START Supplied records

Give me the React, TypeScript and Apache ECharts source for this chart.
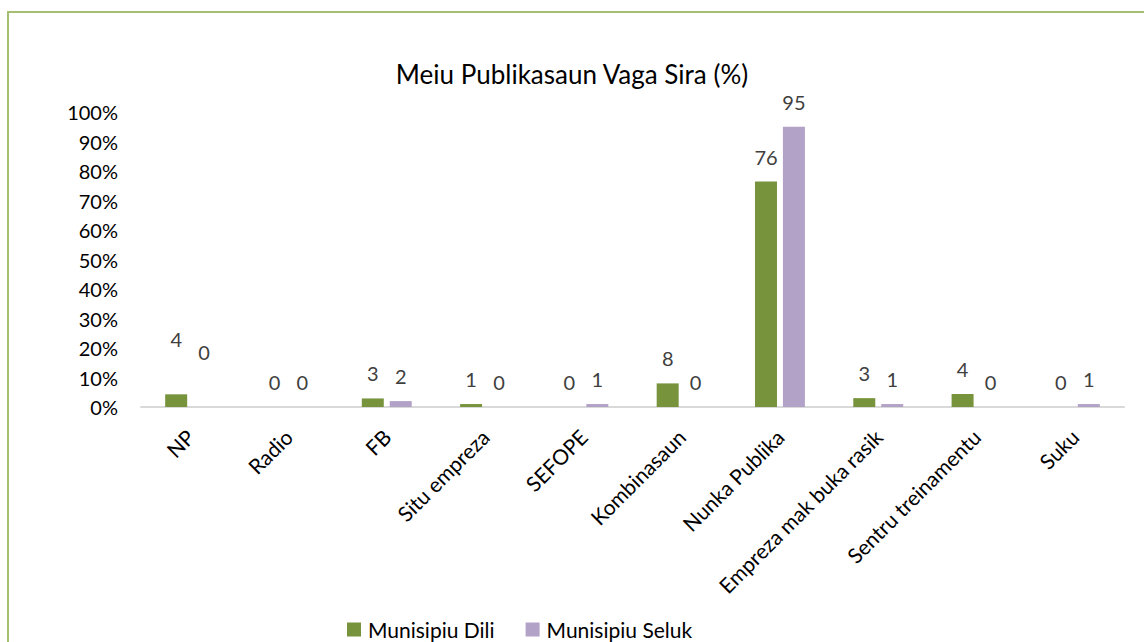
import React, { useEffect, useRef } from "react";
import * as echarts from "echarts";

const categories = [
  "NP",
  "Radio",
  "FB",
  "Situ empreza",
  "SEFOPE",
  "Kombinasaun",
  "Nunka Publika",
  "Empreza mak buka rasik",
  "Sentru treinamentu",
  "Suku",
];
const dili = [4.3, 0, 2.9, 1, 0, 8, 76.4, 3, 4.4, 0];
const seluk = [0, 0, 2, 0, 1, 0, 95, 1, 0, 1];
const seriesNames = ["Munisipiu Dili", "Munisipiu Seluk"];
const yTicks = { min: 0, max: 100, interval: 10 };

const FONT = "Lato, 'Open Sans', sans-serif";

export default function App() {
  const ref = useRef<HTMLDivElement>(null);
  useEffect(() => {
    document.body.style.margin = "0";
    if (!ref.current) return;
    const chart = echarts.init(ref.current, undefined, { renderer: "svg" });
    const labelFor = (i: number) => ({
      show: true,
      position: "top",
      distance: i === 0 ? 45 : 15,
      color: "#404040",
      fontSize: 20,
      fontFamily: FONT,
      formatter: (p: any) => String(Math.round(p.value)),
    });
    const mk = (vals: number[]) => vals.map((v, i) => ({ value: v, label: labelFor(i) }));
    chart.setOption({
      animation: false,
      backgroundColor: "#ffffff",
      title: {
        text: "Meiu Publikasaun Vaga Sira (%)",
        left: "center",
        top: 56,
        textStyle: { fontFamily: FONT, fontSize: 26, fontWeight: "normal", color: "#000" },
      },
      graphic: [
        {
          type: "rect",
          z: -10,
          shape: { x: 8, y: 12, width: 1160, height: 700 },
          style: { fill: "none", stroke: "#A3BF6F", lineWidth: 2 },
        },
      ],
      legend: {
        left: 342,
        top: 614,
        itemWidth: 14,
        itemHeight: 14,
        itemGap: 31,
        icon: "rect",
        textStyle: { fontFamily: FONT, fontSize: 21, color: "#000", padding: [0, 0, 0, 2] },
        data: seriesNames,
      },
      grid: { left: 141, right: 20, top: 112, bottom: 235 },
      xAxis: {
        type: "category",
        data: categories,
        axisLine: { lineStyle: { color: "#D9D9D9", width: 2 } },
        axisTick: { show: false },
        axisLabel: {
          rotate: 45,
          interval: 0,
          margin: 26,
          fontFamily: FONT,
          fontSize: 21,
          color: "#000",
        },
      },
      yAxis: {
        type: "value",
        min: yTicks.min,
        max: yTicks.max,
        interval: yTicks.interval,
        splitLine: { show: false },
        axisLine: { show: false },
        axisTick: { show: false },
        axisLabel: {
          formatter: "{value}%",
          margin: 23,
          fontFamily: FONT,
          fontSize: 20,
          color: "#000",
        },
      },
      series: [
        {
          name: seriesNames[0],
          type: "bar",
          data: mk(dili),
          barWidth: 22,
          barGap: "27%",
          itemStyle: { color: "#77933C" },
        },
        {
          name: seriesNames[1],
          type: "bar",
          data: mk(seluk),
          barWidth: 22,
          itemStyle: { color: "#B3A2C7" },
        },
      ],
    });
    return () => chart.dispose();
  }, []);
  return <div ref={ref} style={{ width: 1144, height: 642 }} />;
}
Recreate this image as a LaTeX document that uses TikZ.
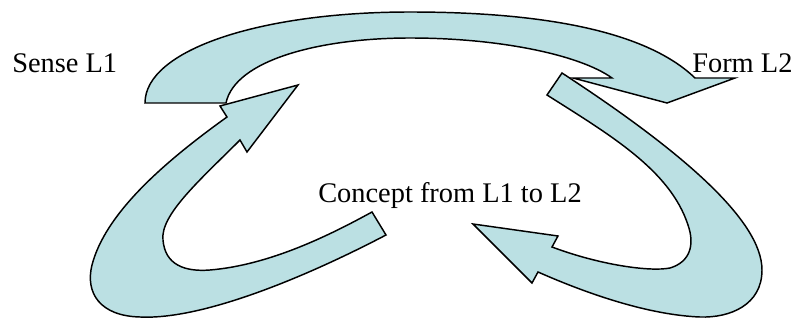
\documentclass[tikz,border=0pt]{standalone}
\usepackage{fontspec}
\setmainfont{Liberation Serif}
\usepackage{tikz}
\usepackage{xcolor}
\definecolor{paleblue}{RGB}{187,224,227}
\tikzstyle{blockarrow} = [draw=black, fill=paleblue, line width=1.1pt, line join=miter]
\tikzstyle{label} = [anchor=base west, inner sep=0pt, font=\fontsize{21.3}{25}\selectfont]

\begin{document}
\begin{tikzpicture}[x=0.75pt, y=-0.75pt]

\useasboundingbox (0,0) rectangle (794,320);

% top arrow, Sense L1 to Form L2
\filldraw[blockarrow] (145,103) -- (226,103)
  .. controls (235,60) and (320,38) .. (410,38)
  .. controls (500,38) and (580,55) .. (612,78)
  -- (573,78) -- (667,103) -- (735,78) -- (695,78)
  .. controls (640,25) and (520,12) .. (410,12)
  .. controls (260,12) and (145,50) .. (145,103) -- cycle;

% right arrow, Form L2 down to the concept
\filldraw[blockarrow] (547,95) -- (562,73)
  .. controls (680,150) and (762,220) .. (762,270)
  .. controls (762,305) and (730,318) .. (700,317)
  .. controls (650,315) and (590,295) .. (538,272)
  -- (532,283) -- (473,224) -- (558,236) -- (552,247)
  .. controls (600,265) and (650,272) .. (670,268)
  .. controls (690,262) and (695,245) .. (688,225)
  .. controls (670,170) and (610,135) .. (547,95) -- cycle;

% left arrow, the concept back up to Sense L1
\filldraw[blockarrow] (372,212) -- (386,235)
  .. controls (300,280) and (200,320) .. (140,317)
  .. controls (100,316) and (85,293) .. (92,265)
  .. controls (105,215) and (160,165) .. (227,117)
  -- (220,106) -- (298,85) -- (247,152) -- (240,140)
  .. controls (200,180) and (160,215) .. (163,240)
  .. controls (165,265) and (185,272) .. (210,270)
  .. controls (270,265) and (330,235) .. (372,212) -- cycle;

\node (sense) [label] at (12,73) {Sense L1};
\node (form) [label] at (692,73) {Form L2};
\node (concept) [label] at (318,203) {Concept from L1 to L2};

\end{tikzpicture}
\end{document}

END Supplied records

What to work on :: Only the lines from the one holding "Recreate this image" through the last line of the records should be output, please, exactly and without any pictures.

The solution ::
Recreate this image as a LaTeX document that uses TikZ.
\documentclass[tikz,border=0pt]{standalone}
\usepackage{fontspec}
\setmainfont{Liberation Serif}
\usepackage{tikz}
\usepackage{xcolor}
\definecolor{paleblue}{RGB}{187,224,227}
\tikzstyle{blockarrow} = [draw=black, fill=paleblue, line width=1.1pt, line join=miter]
\tikzstyle{label} = [anchor=base west, inner sep=0pt, font=\fontsize{21.3}{25}\selectfont]

\begin{document}
\begin{tikzpicture}[x=0.75pt, y=-0.75pt]

\useasboundingbox (0,0) rectangle (794,320);

% top arrow, Sense L1 to Form L2
\filldraw[blockarrow] (145,103) -- (226,103)
  .. controls (235,60) and (320,38) .. (410,38)
  .. controls (500,38) and (580,55) .. (612,78)
  -- (573,78) -- (667,103) -- (735,78) -- (695,78)
  .. controls (640,25) and (520,12) .. (410,12)
  .. controls (260,12) and (145,50) .. (145,103) -- cycle;

% right arrow, Form L2 down to the concept
\filldraw[blockarrow] (547,95) -- (562,73)
  .. controls (680,150) and (762,220) .. (762,270)
  .. controls (762,305) and (730,318) .. (700,317)
  .. controls (650,315) and (590,295) .. (538,272)
  -- (532,283) -- (473,224) -- (558,236) -- (552,247)
  .. controls (600,265) and (650,272) .. (670,268)
  .. controls (690,262) and (695,245) .. (688,225)
  .. controls (670,170) and (610,135) .. (547,95) -- cycle;

% left arrow, the concept back up to Sense L1
\filldraw[blockarrow] (372,212) -- (386,235)
  .. controls (300,280) and (200,320) .. (140,317)
  .. controls (100,316) and (85,293) .. (92,265)
  .. controls (105,215) and (160,165) .. (227,117)
  -- (220,106) -- (298,85) -- (247,152) -- (240,140)
  .. controls (200,180) and (160,215) .. (163,240)
  .. controls (165,265) and (185,272) .. (210,270)
  .. controls (270,265) and (330,235) .. (372,212) -- cycle;

\node (sense) [label] at (12,73) {Sense L1};
\node (form) [label] at (692,73) {Form L2};
\node (concept) [label] at (318,203) {Concept from L1 to L2};

\end{tikzpicture}
\end{document}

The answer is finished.